What needs to be done: Extract the lines from the first one in the records below through the line containing "transform=fig.transFigure, color='#4cbfe0', linewidth=1.5))", keeping both ends and leaving out any pictures.

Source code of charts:
begin

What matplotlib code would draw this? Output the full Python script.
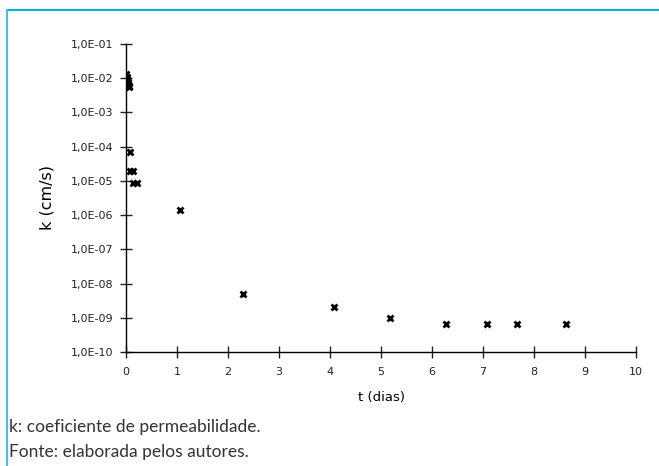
import numpy as np
import matplotlib.pyplot as plt
from matplotlib.ticker import FixedLocator, NullLocator
from matplotlib.lines import Line2D

# data (t in days, k in cm/s)
t_dias = [0.00, 0.01, 0.02, 0.02, 0.03, 0.04, 0.04, 0.05, 0.06,
          0.08, 0.08, 0.13, 0.14, 0.22,
          1.05, 2.30, 4.08, 5.18, 6.27, 7.08, 7.67, 8.63]
k_cms = [1.3e-2, 1.1e-2, 9.5e-3, 8.5e-3, 7.5e-3, 7.0e-3, 6.5e-3, 6.0e-3, 5.5e-3,
         7.0e-5, 1.9e-5, 1.9e-5, 8.7e-6, 8.7e-6,
         1.4e-6, 4.9e-9, 2.0e-9, 1.0e-9, 6.6e-10, 6.6e-10, 6.6e-10, 6.6e-10]

y_ticks = [10.0 ** e for e in range(-10, 0)]
y_labels = ['1,0E-%02d' % -e for e in range(-10, 0)]
x_ticks = list(range(0, 11))

fig = plt.figure(figsize=(6.59, 4.66), dpi=100)
ax = fig.add_axes([126 / 659, 1 - 352 / 466, 510 / 659, 308 / 466])

ax.plot(t_dias, k_cms, linestyle='none', marker='x', color='black',
        markersize=5, markeredgewidth=2)

ax.set_yscale('log')
ax.set_ylim(1e-10, 1e-1)
ax.set_xlim(0, 10)
ax.yaxis.set_major_locator(FixedLocator(y_ticks))
ax.yaxis.set_minor_locator(NullLocator())
ax.set_yticklabels(y_labels)
ax.set_xticks(x_ticks)

for s in ['top', 'right']:
    ax.spines[s].set_visible(False)
for s in ['left', 'bottom']:
    ax.spines[s].set_linewidth(1.0)
    ax.spines[s].set_color('black')
ax.tick_params(direction='inout', length=8, width=1, labelsize=8,
               colors='#222222', pad=5)
ax.tick_params(axis='x', pad=7)

ax.set_xlabel('t (dias)', fontsize=9.5)
ax.xaxis.set_label_coords(0.5, -0.125)
ax.set_ylabel('k (cm/s)', fontsize=11.5)
ax.yaxis.set_label_coords(-0.141, 0.5)

# frame lines
fig.add_artist(Line2D([7 / 659, 1], [1 - 10 / 466, 1 - 10 / 466],
                      transform=fig.transFigure, color='#00aee8', linewidth=1.5))
fig.add_artist(Line2D([7 / 659, 7 / 659], [0, 1 - 10 / 466],
                      transform=fig.transFigure, color='#4cbfe0', linewidth=1.5))

fig.text(9 / 659, 1 - 427 / 466, 'k: coeficiente de permeabilidade.',
         fontsize=12.5, family='Lato', va='center', color='#333333')
fig.text(9 / 659, 1 - 452 / 466, 'Fonte: elaborada pelos autores.',
         fontsize=12.5, family='Lato', va='center', color='#333333')

fig.savefig('out.png', dpi=100)
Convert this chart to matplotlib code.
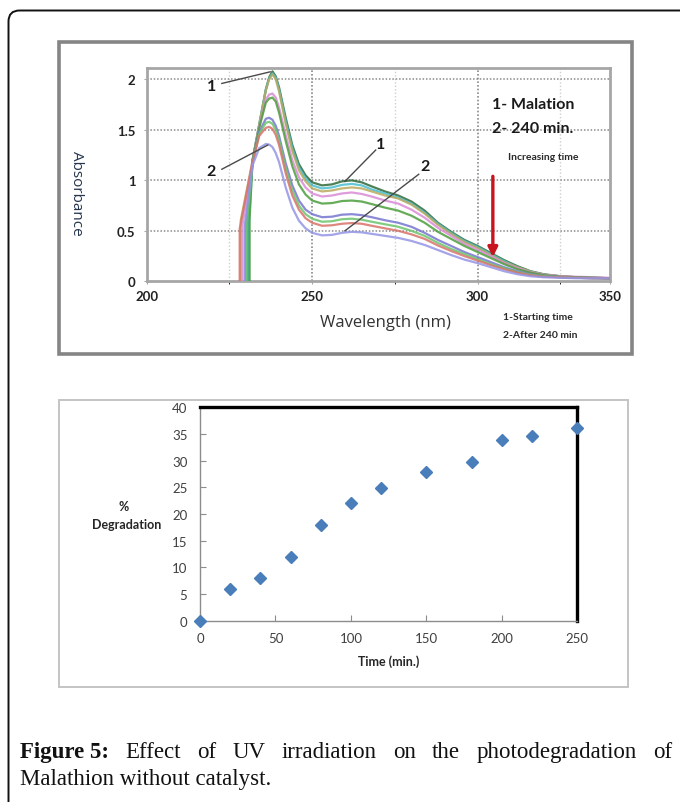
import matplotlib
matplotlib.use('Agg')
import matplotlib.pyplot as plt
from matplotlib.patches import FancyBboxPatch, Rectangle

W, H = 680, 803

# ---------------- data: UV spectra (top panel) ----------------
wavelength = [232, 234, 236, 237, 238, 239, 240, 242, 244, 246, 248, 250, 253, 256, 259,
              262, 265, 268, 272, 276, 280, 284, 288, 292, 296, 300, 304, 308, 312, 316,
              320, 325, 330, 335, 340]
spec_1 = [1.20, 1.55, 1.90, 2.02, 2.08, 2.03, 1.92, 1.62, 1.35, 1.16, 1.05, 0.98, 0.95, 0.96, 0.99,
          1.00, 0.98, 0.94, 0.89, 0.85, 0.79, 0.70, 0.58, 0.49, 0.41, 0.35, 0.28, 0.21, 0.15, 0.10,
          0.07, 0.05, 0.04, 0.035, 0.03]
spec_2 = [1.20, 1.55, 1.90, 2.01, 2.06, 2.02, 1.90, 1.59, 1.32, 1.13, 1.02, 0.95, 0.92, 0.93, 0.955,
          0.965, 0.95, 0.91, 0.87, 0.83, 0.77, 0.68, 0.57, 0.48, 0.40, 0.34, 0.27, 0.20, 0.14, 0.095,
          0.065, 0.05, 0.04, 0.035, 0.03]
spec_3 = [1.20, 1.55, 1.89, 2.00, 2.05, 2.00, 1.88, 1.56, 1.29, 1.10, 0.99, 0.92, 0.89, 0.90, 0.92,
          0.93, 0.92, 0.89, 0.85, 0.82, 0.76, 0.67, 0.56, 0.47, 0.39, 0.33, 0.26, 0.19, 0.14, 0.095,
          0.065, 0.05, 0.04, 0.035, 0.03]
spec_4 = [1.20, 1.53, 1.80, 1.85, 1.86, 1.82, 1.72, 1.45, 1.20, 1.03, 0.93, 0.87, 0.84, 0.85, 0.87,
          0.88, 0.865, 0.84, 0.80, 0.77, 0.71, 0.63, 0.53, 0.45, 0.37, 0.31, 0.25, 0.18, 0.13, 0.09,
          0.065, 0.05, 0.045, 0.04, 0.035]
spec_5 = [1.20, 1.52, 1.77, 1.81, 1.82, 1.78, 1.67, 1.39, 1.14, 0.96, 0.86, 0.80, 0.77, 0.775, 0.795,
          0.80, 0.79, 0.765, 0.73, 0.70, 0.65, 0.58, 0.49, 0.42, 0.35, 0.29, 0.23, 0.17, 0.12, 0.085,
          0.06, 0.045, 0.04, 0.035, 0.03]
spec_6 = [1.18, 1.48, 1.61, 1.62, 1.60, 1.54, 1.44, 1.17, 0.95, 0.80, 0.71, 0.665, 0.635, 0.64, 0.66,
          0.665, 0.655, 0.635, 0.605, 0.58, 0.54, 0.48, 0.41, 0.35, 0.29, 0.24, 0.19, 0.14, 0.10, 0.07,
          0.05, 0.04, 0.035, 0.03, 0.03]
spec_7 = [1.18, 1.46, 1.57, 1.58, 1.56, 1.50, 1.40, 1.12, 0.90, 0.75, 0.665, 0.62, 0.59, 0.595, 0.615,
          0.62, 0.61, 0.59, 0.565, 0.54, 0.50, 0.45, 0.38, 0.32, 0.27, 0.22, 0.17, 0.13, 0.09, 0.065,
          0.05, 0.04, 0.035, 0.03, 0.03]
spec_8 = [1.18, 1.44, 1.52, 1.53, 1.51, 1.45, 1.35, 1.07, 0.85, 0.71, 0.625, 0.58, 0.55, 0.555, 0.57,
          0.577, 0.57, 0.55, 0.525, 0.50, 0.465, 0.42, 0.355, 0.30, 0.25, 0.205, 0.16, 0.12, 0.085, 0.06,
          0.045, 0.04, 0.035, 0.03, 0.03]
spec_9 = [1.15, 1.32, 1.36, 1.355, 1.33, 1.27, 1.18, 0.93, 0.73, 0.60, 0.525, 0.48, 0.455, 0.46, 0.48,
          0.49, 0.485, 0.47, 0.45, 0.43, 0.40, 0.36, 0.31, 0.26, 0.215, 0.18, 0.14, 0.10, 0.07, 0.05,
          0.04, 0.035, 0.03, 0.03, 0.03]
spectra = [spec_1, spec_2, spec_3, spec_4, spec_5, spec_6, spec_7, spec_8, spec_9]
# steep onset of each spectrum (wavelength where it leaves 0, and shoulder height)
onset_nm = [230.6, 230.9, 228.4, 228.9, 231.1, 229.9, 230.3, 228.1, 229.6]
onset_abs = [0.60, 0.58, 0.60, 0.55, 0.62, 0.55, 0.58, 0.52, 0.55]
spec_colors = ['#2E6A3A', '#48BECF', '#B9A95E', '#D98BD6', '#4C9E3C',
               '#7676CF', '#6CC46C', '#D8726A', '#9494E6']

wl_ticks = [200, 250, 300, 340]
wl_ticklabels = ['200', '250', '300', '350']
abs_ticks = [0, 0.5, 1, 1.5, 2]
abs_ticklabels = ['0', '0.5', '1', '1.5', '2']

# ---------------- data: degradation (bottom panel) ----------------
time_min = [0, 20, 40, 60, 80, 100, 120, 150, 180, 200, 220, 250]
degradation = [0, 5.9, 8.0, 12.0, 17.9, 22.0, 24.8, 27.8, 29.8, 33.8, 34.7, 36.2]
time_ticks = [0, 50, 100, 150, 200, 250]
deg_ticks = [0, 5, 10, 15, 20, 25, 30, 35, 40]


def fx(x):
    return x / W


def fy(y):
    return 1 - y / H


fig = plt.figure(figsize=(W / 100, H / 100), dpi=100)
fig.patch.set_facecolor('white')

# background overlay for frames and caption (pixel coordinates)
bg = fig.add_axes([0, 0, 1, 1], zorder=0)
bg.set_xlim(0, W)
bg.set_ylim(H, 0)
bg.axis('off')
bg.add_patch(FancyBboxPatch((8.5, 11.5), 720, 840, boxstyle='round,pad=0,rounding_size=11',
                            fc='none', ec='#111111', lw=1.4))
bg.add_patch(Rectangle((58.5, 43), 573.5, 312, fc='white', ec='#858585', lw=2.6))
bg.add_patch(Rectangle((58.5, 400.5), 569.5, 287.5, fc='white', ec='#C4C4C4', lw=1.4))

# ---------------- top panel ----------------
x0, x1, yt, yb = 146.7, 610.0, 69.3, 282.3
ax1 = fig.add_axes([fx(x0), fy(yb), fx(x1 - x0), (yb - yt) / H], zorder=2)
ax1.set_facecolor('white')
ax1.set_xlim(200, 340)
ax1.set_ylim(0, 2.11)
for x in [225, 275, 325]:
    ax1.axvline(x, color='#CFCFCF', lw=1.0, ls=(0, (1, 1.5)), zorder=1)
for x in [250, 300]:
    ax1.axvline(x, color='#8A8A8A', lw=1.2, ls=(0, (1, 1.2)), zorder=1)
for y in [0.5, 1, 1.5, 2]:
    ax1.axhline(y, color='#8A8A8A', lw=1.1, ls=(0, (1, 1.2)), zorder=1)
for s, c, on, oa in zip(spectra, spec_colors, onset_nm, onset_abs):
    ax1.plot([on, on] + wavelength, [0, oa] + s, color=c, lw=1.6, alpha=0.85, zorder=3)
for sp in ax1.spines.values():
    sp.set_color('#A6A6A6')
    sp.set_linewidth(2.0)
ax1.set_xticks(wl_ticks)
ax1.set_xticklabels(wl_ticklabels)
ax1.set_yticks(abs_ticks)
ax1.set_yticklabels(abs_ticklabels)
ax1.set_xticks([225, 275, 325], minor=True)
ax1.tick_params(axis='both', length=2, color='#A6A6A6', labelsize=9.5, labelcolor='#222222')
ax1.tick_params(axis='x', pad=4, which='both')
ax1.tick_params(axis='y', pad=6)
for lab in ax1.get_xticklabels() + ax1.get_yticklabels():
    lab.set_fontweight('bold')
    lab.set_family('Lato')

# annotation leader lines
lead = dict(color='#4A4A4A', lw=1.0)
ax1.plot([222.7, 237.3], [1.96, 2.075], **lead, zorder=4)
ax1.plot([222.7, 236.6], [1.11, 1.35], **lead, zorder=4)
ax1.plot([269.2, 259.9], [1.30, 0.99], **lead, zorder=4)
ax1.plot([282.2, 259.9], [1.06, 0.50], **lead, zorder=4)
numkw = dict(fontsize=11.5, fontweight='bold', color='#1A1A1A', family='Lato', ha='center', va='center')
ax1.text(219.6, 1.93, '1', **numkw)
ax1.text(219.4, 1.09, '2', **numkw)
ax1.text(270.6, 1.36, '1', **numkw)
ax1.text(284.2, 1.14, '2', **numkw)
# red arrow
ax1.annotate('', xy=(304.6, 0.24), xytext=(304.6, 1.04),
             arrowprops=dict(arrowstyle='-|>', color='#C8141E', lw=2.4, mutation_scale=14,
                             shrinkA=0, shrinkB=0), zorder=5)

fig.text(fx(492), fy(105), '1- Malation', fontsize=11.5, fontweight='bold', family='Lato',
         color='#1A1A1A', ha='left', va='center')
fig.text(fx(492), fy(129), '2- 240 min.', fontsize=11.5, fontweight='bold', family='Lato',
         color='#1A1A1A', ha='left', va='center')
fig.text(fx(543), fy(157), 'Increasing time', fontsize=7.5, fontweight='bold', family='Lato',
         color='#2A2A2A', ha='center', va='center')
fig.text(fx(503), fy(318), '1-Starting time', fontsize=7.5, fontweight='bold', family='Lato',
         color='#2A2A2A', ha='left', va='center')
fig.text(fx(503), fy(336), '2-After 240 min', fontsize=7.5, fontweight='bold', family='Lato',
         color='#2A2A2A', ha='left', va='center')
fig.text(fx(76), fy(193), 'Absorbance', fontsize=11, family='Open Sans', color='#25364F',
         rotation=270, ha='center', va='center')
fig.text(fx(385), fy(323), 'Wavelength (nm)', fontsize=12, family='Open Sans', color='#333333',
         ha='center', va='center')

# ---------------- bottom panel ----------------
bx0, bx1, byt, byb = 200.0, 577.3, 408.3, 621.7
ax2 = fig.add_axes([fx(bx0), fy(byb), fx(bx1 - bx0), (byb - byt) / H], zorder=2)
ax2.set_facecolor('white')
ax2.set_xlim(0, 250)
ax2.set_ylim(0, 40)
ax2.plot(time_min, degradation, ls='none', marker='D', ms=6.5, color='#4A7EBB', clip_on=False, zorder=5)
ax2.spines['left'].set_color('#8C8C8C')
ax2.spines['bottom'].set_color('#8C8C8C')
ax2.spines['left'].set_linewidth(1.0)
ax2.spines['bottom'].set_linewidth(1.0)
ax2.spines['top'].set_color('black')
ax2.spines['right'].set_color('black')
ax2.spines['top'].set_linewidth(2.4)
ax2.spines['right'].set_linewidth(2.4)
ax2.set_xticks(time_ticks)
ax2.set_yticks(deg_ticks)
ax2.tick_params(direction='in', length=4, color='#8C8C8C', labelsize=9.5, labelcolor='#404040',
                top=False, right=False)
ax2.tick_params(axis='x', pad=8)
ax2.tick_params(axis='y', pad=9)
for lab in ax2.get_xticklabels() + ax2.get_yticklabels():
    lab.set_family('Lato')
fig.text(fx(124), fy(507), '%', fontsize=9, fontweight='bold', family='Lato', color='#262626',
         ha='center', va='center')
fig.text(fx(127), fy(525), 'Degradation', fontsize=9, fontweight='bold', family='Lato',
         color='#262626', ha='center', va='center')
fig.text(fx(389), fy(662), 'Time (min.)', fontsize=9, fontweight='bold', family='Lato',
         color='#262626', ha='center', va='center')

# ---------------- caption (justified first line) ----------------
renderer = fig.canvas.get_renderer()
cap_kw = dict(fontsize=16.5, family='Liberation Serif', color='#111111', va='baseline')
line1 = ['Effect', 'of', 'UV', 'irradiation', 'on', 'the', 'photodegradation', 'of']
first = fig.text(0, 0, 'Figure 5:', fontweight='bold', **cap_kw)
words = [first] + [fig.text(0, 0, w, **cap_kw) for w in line1]
widths = [t.get_window_extent(renderer).width for t in words]
left_px, right_px = 20, 672
gap = (right_px - left_px - sum(widths)) / (len(words) - 1)
xpos = left_px
for t, wdt in zip(words, widths):
    t.set_position((fx(xpos), fy(758)))
    xpos += wdt + gap
fig.text(fx(20), fy(785), 'Malathion without catalyst.', **cap_kw)

fig.savefig('out.png', dpi=100)
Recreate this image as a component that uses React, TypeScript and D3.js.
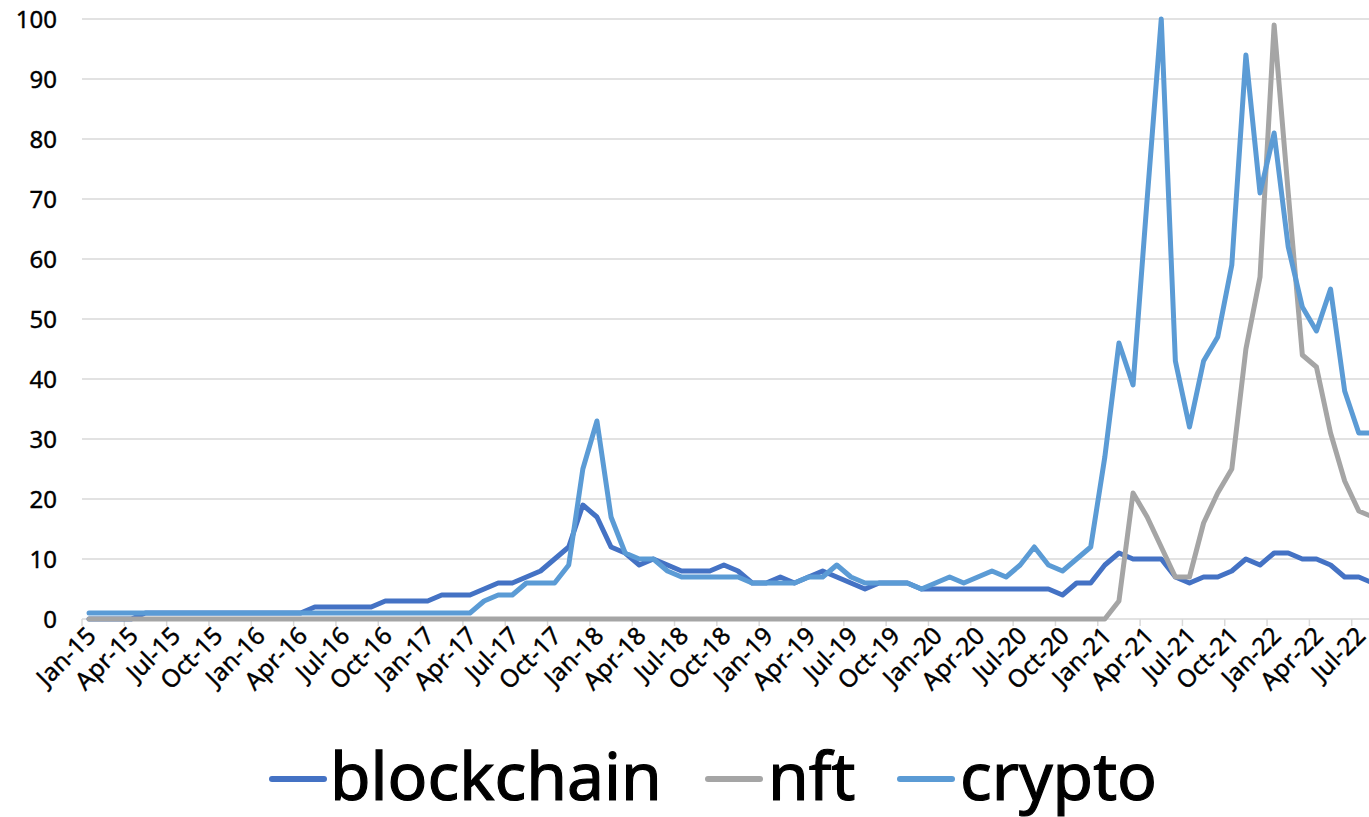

end

Expected answer:
What matplotlib code would draw this? Output the full Python script.
import numpy as np
import matplotlib.pyplot as plt
from matplotlib.ticker import FixedLocator, NullLocator
from matplotlib.lines import Line2D

# data (t in days, k in cm/s)
t_dias = [0.00, 0.01, 0.02, 0.02, 0.03, 0.04, 0.04, 0.05, 0.06,
          0.08, 0.08, 0.13, 0.14, 0.22,
          1.05, 2.30, 4.08, 5.18, 6.27, 7.08, 7.67, 8.63]
k_cms = [1.3e-2, 1.1e-2, 9.5e-3, 8.5e-3, 7.5e-3, 7.0e-3, 6.5e-3, 6.0e-3, 5.5e-3,
         7.0e-5, 1.9e-5, 1.9e-5, 8.7e-6, 8.7e-6,
         1.4e-6, 4.9e-9, 2.0e-9, 1.0e-9, 6.6e-10, 6.6e-10, 6.6e-10, 6.6e-10]

y_ticks = [10.0 ** e for e in range(-10, 0)]
y_labels = ['1,0E-%02d' % -e for e in range(-10, 0)]
x_ticks = list(range(0, 11))

fig = plt.figure(figsize=(6.59, 4.66), dpi=100)
ax = fig.add_axes([126 / 659, 1 - 352 / 466, 510 / 659, 308 / 466])

ax.plot(t_dias, k_cms, linestyle='none', marker='x', color='black',
        markersize=5, markeredgewidth=2)

ax.set_yscale('log')
ax.set_ylim(1e-10, 1e-1)
ax.set_xlim(0, 10)
ax.yaxis.set_major_locator(FixedLocator(y_ticks))
ax.yaxis.set_minor_locator(NullLocator())
ax.set_yticklabels(y_labels)
ax.set_xticks(x_ticks)

for s in ['top', 'right']:
    ax.spines[s].set_visible(False)
for s in ['left', 'bottom']:
    ax.spines[s].set_linewidth(1.0)
    ax.spines[s].set_color('black')
ax.tick_params(direction='inout', length=8, width=1, labelsize=8,
               colors='#222222', pad=5)
ax.tick_params(axis='x', pad=7)

ax.set_xlabel('t (dias)', fontsize=9.5)
ax.xaxis.set_label_coords(0.5, -0.125)
ax.set_ylabel('k (cm/s)', fontsize=11.5)
ax.yaxis.set_label_coords(-0.141, 0.5)

# frame lines
fig.add_artist(Line2D([7 / 659, 1], [1 - 10 / 466, 1 - 10 / 466],
                      transform=fig.transFigure, color='#00aee8', linewidth=1.5))
fig.add_artist(Line2D([7 / 659, 7 / 659], [0, 1 - 10 / 466],
                      transform=fig.transFigure, color='#4cbfe0', linewidth=1.5))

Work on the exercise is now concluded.